A motorcyclist seriously injured in a road accident nearly eight years ago has won the right to keep the compensation he was awarded after an insurance company accused him of exaggerating his injuries.
A story in today’s Guardian tells the story of Mark Noble, of Wareham in Dorset, who sustained fractures to his pelvis and spine and injuries to his head, left leg and both wrists when the driver of a green Renault Laguna pulled into the path of his Suzuki motorcycle in September 2003. He required eleven operations and to this day continues to suffer from incontinence and chronic pain. He is also reliant on a wheelchair for large amounts of time when not at home.
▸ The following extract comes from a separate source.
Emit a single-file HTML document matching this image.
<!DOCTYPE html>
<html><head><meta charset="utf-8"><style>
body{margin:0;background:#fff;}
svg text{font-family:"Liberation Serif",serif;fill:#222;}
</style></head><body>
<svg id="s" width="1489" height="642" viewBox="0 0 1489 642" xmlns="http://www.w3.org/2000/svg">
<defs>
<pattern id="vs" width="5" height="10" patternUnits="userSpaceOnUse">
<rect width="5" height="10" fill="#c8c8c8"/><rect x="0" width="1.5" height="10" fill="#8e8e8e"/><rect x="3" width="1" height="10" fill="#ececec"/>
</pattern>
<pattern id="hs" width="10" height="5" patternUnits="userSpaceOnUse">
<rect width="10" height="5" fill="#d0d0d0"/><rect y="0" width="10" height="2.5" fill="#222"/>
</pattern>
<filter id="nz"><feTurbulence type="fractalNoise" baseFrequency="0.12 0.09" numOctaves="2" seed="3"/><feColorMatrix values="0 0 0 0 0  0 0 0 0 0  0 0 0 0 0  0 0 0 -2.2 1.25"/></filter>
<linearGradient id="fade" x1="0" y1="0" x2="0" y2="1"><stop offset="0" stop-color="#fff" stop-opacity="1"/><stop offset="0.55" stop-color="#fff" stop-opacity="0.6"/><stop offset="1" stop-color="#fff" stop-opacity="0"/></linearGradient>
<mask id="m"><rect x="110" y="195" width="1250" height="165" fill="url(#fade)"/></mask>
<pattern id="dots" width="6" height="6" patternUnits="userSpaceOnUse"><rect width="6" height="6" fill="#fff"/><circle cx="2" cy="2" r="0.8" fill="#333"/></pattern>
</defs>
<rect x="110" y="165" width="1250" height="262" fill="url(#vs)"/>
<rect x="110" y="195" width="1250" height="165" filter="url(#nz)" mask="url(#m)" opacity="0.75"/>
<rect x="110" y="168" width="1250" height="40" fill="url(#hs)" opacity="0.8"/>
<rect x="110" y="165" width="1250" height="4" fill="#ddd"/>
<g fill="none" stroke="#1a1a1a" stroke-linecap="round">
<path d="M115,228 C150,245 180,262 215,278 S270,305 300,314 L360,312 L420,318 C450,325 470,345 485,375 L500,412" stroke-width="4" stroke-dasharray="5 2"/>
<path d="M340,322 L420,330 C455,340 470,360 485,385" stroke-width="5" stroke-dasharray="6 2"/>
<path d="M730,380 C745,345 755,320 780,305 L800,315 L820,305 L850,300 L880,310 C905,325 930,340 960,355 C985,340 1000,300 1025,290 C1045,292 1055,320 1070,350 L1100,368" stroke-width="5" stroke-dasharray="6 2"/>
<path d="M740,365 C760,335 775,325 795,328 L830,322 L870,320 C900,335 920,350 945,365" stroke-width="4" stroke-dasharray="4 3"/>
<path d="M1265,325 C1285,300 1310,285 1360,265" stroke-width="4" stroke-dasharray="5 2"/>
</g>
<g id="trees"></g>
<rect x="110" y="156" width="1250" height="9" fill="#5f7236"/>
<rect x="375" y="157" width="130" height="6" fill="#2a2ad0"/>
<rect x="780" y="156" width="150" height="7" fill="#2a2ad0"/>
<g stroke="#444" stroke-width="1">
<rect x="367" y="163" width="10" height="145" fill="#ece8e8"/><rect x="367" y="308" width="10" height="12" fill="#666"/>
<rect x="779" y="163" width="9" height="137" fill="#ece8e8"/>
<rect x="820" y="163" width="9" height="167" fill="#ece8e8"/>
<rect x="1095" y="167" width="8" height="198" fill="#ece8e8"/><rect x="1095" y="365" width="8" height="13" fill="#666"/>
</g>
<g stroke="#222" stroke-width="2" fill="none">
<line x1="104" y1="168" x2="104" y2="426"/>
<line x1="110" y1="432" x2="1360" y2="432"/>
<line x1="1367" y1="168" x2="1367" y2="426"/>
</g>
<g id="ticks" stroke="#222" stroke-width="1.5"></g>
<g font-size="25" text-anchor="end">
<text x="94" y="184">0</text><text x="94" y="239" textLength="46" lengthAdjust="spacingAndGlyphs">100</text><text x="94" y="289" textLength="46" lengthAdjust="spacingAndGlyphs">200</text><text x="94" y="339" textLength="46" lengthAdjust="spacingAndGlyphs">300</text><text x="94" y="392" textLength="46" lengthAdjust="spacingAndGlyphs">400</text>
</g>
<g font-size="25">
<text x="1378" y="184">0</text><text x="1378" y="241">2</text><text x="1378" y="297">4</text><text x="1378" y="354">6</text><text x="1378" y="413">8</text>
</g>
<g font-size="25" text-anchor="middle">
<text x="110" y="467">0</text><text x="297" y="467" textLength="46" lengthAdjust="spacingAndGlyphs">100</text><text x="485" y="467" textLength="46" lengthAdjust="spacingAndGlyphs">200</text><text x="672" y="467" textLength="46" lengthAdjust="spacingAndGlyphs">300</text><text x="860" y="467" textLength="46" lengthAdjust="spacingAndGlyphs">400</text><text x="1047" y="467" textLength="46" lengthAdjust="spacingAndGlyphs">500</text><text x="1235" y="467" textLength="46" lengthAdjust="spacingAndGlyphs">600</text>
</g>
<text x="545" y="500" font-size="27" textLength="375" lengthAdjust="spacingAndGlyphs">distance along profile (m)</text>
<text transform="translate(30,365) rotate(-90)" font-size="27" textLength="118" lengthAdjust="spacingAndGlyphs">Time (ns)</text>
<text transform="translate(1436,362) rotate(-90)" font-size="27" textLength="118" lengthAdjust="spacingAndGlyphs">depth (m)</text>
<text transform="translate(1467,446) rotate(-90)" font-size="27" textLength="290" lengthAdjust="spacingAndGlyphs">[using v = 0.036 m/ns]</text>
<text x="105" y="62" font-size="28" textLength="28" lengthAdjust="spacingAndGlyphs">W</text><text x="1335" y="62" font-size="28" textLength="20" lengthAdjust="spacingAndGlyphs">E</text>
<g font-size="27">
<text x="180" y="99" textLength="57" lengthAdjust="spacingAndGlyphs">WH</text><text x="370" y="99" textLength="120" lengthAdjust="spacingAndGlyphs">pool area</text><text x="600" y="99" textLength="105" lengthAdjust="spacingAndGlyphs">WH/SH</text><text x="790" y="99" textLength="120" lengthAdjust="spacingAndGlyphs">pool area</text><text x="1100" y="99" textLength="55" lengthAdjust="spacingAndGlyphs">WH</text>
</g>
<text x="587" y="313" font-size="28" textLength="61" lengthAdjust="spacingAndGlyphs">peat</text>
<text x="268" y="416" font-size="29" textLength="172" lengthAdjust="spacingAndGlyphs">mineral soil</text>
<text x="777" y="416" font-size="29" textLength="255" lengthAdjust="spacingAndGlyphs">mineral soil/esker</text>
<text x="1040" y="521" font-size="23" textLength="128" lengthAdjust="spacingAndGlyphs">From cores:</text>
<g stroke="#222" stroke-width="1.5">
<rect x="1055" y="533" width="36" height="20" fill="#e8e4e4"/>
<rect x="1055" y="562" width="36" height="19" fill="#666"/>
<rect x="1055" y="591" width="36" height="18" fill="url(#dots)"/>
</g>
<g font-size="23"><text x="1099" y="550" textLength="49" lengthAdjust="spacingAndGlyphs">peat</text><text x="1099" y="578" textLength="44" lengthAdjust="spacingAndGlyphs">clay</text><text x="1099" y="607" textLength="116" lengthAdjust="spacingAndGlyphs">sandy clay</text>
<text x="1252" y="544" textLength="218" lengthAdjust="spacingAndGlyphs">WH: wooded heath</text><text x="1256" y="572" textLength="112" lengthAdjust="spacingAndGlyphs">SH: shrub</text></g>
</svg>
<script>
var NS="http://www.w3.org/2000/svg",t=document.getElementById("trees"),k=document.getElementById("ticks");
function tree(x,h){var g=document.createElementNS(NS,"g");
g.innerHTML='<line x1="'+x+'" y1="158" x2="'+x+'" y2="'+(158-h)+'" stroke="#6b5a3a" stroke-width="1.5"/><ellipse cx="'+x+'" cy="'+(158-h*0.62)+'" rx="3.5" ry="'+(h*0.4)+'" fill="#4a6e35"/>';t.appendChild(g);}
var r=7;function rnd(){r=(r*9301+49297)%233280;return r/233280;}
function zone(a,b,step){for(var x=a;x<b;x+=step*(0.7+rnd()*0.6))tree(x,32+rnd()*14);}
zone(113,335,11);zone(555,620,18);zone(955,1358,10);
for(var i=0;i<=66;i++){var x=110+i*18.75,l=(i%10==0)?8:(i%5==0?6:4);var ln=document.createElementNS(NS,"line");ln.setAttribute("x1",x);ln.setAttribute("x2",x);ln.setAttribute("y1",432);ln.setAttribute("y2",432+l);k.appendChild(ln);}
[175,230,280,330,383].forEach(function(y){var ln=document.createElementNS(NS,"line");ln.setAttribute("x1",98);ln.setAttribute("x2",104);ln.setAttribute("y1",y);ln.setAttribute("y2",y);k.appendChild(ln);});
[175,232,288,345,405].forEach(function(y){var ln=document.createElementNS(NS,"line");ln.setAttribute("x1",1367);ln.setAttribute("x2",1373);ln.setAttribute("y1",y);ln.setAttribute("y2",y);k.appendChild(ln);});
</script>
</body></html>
After making a personal injury claim against the driver of the Renault, Mr Noble was awarded £3.4 million at an initial hearing, a significant proportion of which was intended to meet the cost of adapting his home to meet his needs, as well as medical care.
One of Mr Noble’s neighbours took exception to the fact that he seemed to be making a better recovery than expected and reported him to the insurance company, who seemed grateful for the opportunity to recover some of their outlay. Direct Line froze £2.25m of Mr Noble’s award and served him with a court order.
They had obtained surveillance footage of him operating equipment such as a chainsaw and also seemed perturbed that he had not made modifications to his home.
During the appeal, pelvic experts appearing for Mr Noble told Mr Justice Field that, although it was unusual for patients with injuries as serious as those suffered by the defendant to make such a good recovery, it was not impossible.
The judge said that he could see how an injured claimant might decide to “forgo some or most of the aids and assistance for which he claimed and spend the money instead on other things, which in his mind compensated him for his loss of amenity”.
He also argued that a claimant making a recovery better than expected from his injuries after the initial hearing should not incur a financial penalty and could not be deemed to have lied initially:
“At the time of the [initial] trial, Mr Noble was determined to try to walk unaided and may have been confident that somehow he would succeed in doing so, but he did not dishonestly conceal from the court or the expert witnesses his then true state of disability, or dishonestly emphasise his disability. The claim that he dishonestly misled the court at the [initial] trial is accordingly dismissed.”